La Filcams ha deciso così - in accordo con la segreteria di Chieti, dove si trova la sede legale dell’azienda - di intraprendere attraverso l’ufficio giuridico una causa per condotta antisindacale, ex articolo 28 della legge 300/70.
“Siamo partiti dal presupposto che la mancata comunicazione della FIS non ci consente di esercitare le nostre prerogative – prosegue De Zolt – ovvero confrontarci con l’azienda sull’utilizzo dell’ammortizzatore sociale, come invece prevede la normativa”.
Il giudice ha dato ragione al sindacato, sostenendo che “la società ha violato una specifica normativa che contempla obbligo di preventiva informazione e consultazione, ledendo non solo l’interesse dell’organizzazione sindacale ad una partecipazione consapevole alle scelte aziendali, ma anche l’immagine del sindacato stesso, totalmente estromesso dal processo decisionale aziendale”.  
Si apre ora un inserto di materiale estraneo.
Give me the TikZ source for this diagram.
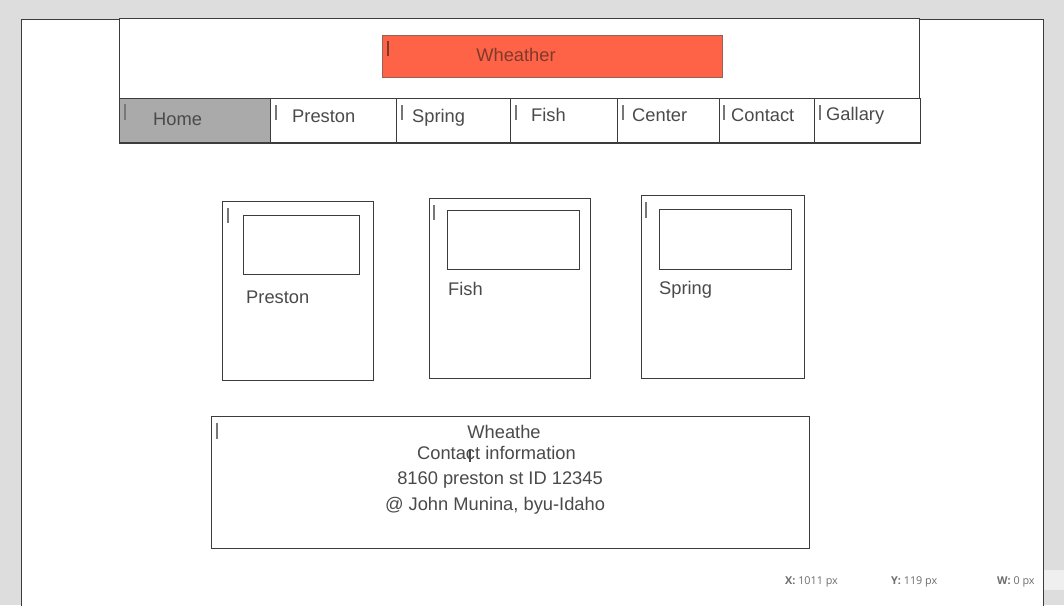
\documentclass[tikz,border=0pt]{standalone}
\usepackage{fontspec}
\setmainfont{Liberation Sans}
\newfontfamily\statusfont{Open Sans}
\definecolor{pagegray}{HTML}{DDDDDD}
\definecolor{stripgray}{HTML}{EFEFEF}
\definecolor{linegray}{HTML}{3C3C3C}
\definecolor{txtgray}{HTML}{4A4A4A}
\definecolor{tomatored}{HTML}{FF6347}
\definecolor{darkred}{HTML}{7D3A2C}
\definecolor{homegray}{HTML}{AAAAAA}
\definecolor{caretgray}{HTML}{777777}

\begin{document}
\begin{tikzpicture}[x=1pt,y=-1pt,
	box/.style={rectangle,draw=linegray,line width=1pt,fill=white,anchor=north west,inner sep=0pt,outer sep=0pt},
	lbl/.style={anchor=base west,inner sep=0pt,text=txtgray,font=\fontsize{18.3}{21}\selectfont},
	clbl/.style={anchor=base,inner sep=0pt,text=txtgray,font=\fontsize{18.3}{21}\selectfont},
	stat/.style={anchor=base west,inner sep=0pt,text=txtgray!80,font=\statusfont\fontsize{10.8}{12}\selectfont},
	caret/.style={draw=caretgray,line width=1.5pt}]
			
			% Background and page
			\fill[pagegray] (0,0) rectangle (1064,605);
			\useasboundingbox (0,0) rectangle (1064,605);
			\fill[stripgray] (1043,570) rectangle (1064,590);
			\node[box,minimum width=1022,minimum height=600] (page) at (21,19) {};
			
			% Header with title
			\node[box,minimum width=800,minimum height=80] (header) at (119,18) {};
			\node[box,fill=tomatored,draw=darkred!80,minimum width=340,minimum height=42] (titlebox) at (382,35) {};
			\node[clbl,text=darkred] (title) at (516,61.5) {Wheather};
			\draw[caret,draw=darkred] (388,41) -- (388,56);
			
			% Nav bar
			\node[box,fill=homegray,minimum width=151,minimum height=45] (navhome) at (119,98) {};
			\node[box,minimum width=126,minimum height=45] (navpreston) at (270,98) {};
			\node[box,minimum width=114,minimum height=45] (navspring) at (396,98) {};
			\node[box,minimum width=107,minimum height=45] (navfish) at (510,98) {};
			\node[box,minimum width=102,minimum height=45] (navcenter) at (617,98) {};
			\node[box,minimum width=95,minimum height=45] (navcontact) at (719,98) {};
			\node[box,minimum width=106,minimum height=45] (navgallary) at (814,98) {};
			\draw[linegray,line width=2pt] (navhome.south west) -- (navgallary.south east);
			
			\node[lbl] (home) at (153,125.5) {Home};
			\node[lbl] (preston) at (292,122.5) {Preston};
			\node[lbl] (spring) at (412,122.5) {Spring};
			\node[lbl] (fish) at (531,121.5) {Fish};
			\node[lbl] (center) at (632,121.5) {Center};
			\node[lbl] (contact) at (731,121.5) {Contact};
			\node[lbl] (gallary) at (826,120.5) {Gallary};
			
			\draw[caret] (125,104) -- (125,120);
			\draw[caret] (276,105) -- (276,120);
			\draw[caret] (402,105) -- (402,120);
			\draw[caret] (516,105) -- (516,120);
			\draw[caret] (623,105) -- (623,120);
			\draw[caret] (724,105) -- (724,120);
			\draw[caret] (820,105) -- (820,120);
			
			% Cards
			\node[box,minimum width=151,minimum height=179] (cardpreston) at (222,201) {};
			\node[box,minimum width=116,minimum height=59] (imgpreston) at (243,215) {};
			\node[lbl] (capreston) at (246,303.5) {Preston};
			\draw[caret] (228,208) -- (228,223);
			
			\node[box,minimum width=161,minimum height=180] (cardfish) at (429,198) {};
			\node[box,minimum width=132,minimum height=59] (imgfish) at (447,210) {};
			\node[lbl] (capfish) at (448,295.5) {Fish};
			\draw[caret] (434,205) -- (434,220);
			
			\node[box,minimum width=163,minimum height=183] (cardspring) at (641,195) {};
			\node[box,minimum width=132,minimum height=60] (imgspring) at (659,209) {};
			\node[lbl] (capspring) at (659,294.5) {Spring};
			\draw[caret] (646,202) -- (646,218);
			
			% Footer
			\node[box,minimum width=598,minimum height=132] (footer) at (211,416) {};
			\node[clbl] (footname) at (504,438.5) {Wheathe};
			\node[clbl] (footinfo) at (496.5,459) {Contact information};
			\node[clbl] (footaddr) at (500,484) {8160 preston st ID 12345};
			\node[clbl] (footcopy) at (495,510) {@ John Munina, byu-Idaho};
			\draw[caret] (217,423) -- (217,439);
			\draw[txtgray,line width=1.2pt] (470,449) -- (470,462);
			
			% Status bar
			\node[stat] (xpos) at (785,584) {\textbf{X:} 1011 px};
			\node[stat] (ypos) at (891,584) {\textbf{Y:} 119 px};
			\node[stat] (wsize) at (997,584) {\textbf{W:} 0 px};
			
		\end{tikzpicture}
\end{document}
La sentenza ha condannato la Sarni Maglione al pagamento delle spese e ha confermato che la comunicazione al sindacato dell’uso degli ammortizzatori è un atto sostanziale che non può essere derogato” ha concluso il funzionario Filcams.
Era stato il decreto Cura Italia a confermare, anche a fronte di una procedura snella, l’obbligo di informativa e di confronto sindacale, un obbligo che le imprese giudicavano inutile e che la seguente Legge di Conversione aveva poi sospeso. Grazie all’alzata di scudi dei sindacati, con il decreto Rilancio è stato quindi ripristinato, ed è tuttora in vigore.
La sentenza di Chieti sancisce un principio trasversalmente importante, non solo per il comparto coinvolto nella causa, e riconosce alle organizzazioni sindacali, oltre al loro ruolo di attori sociali, una funzione di verifica e controllo, delegata direttamente dal legislatore.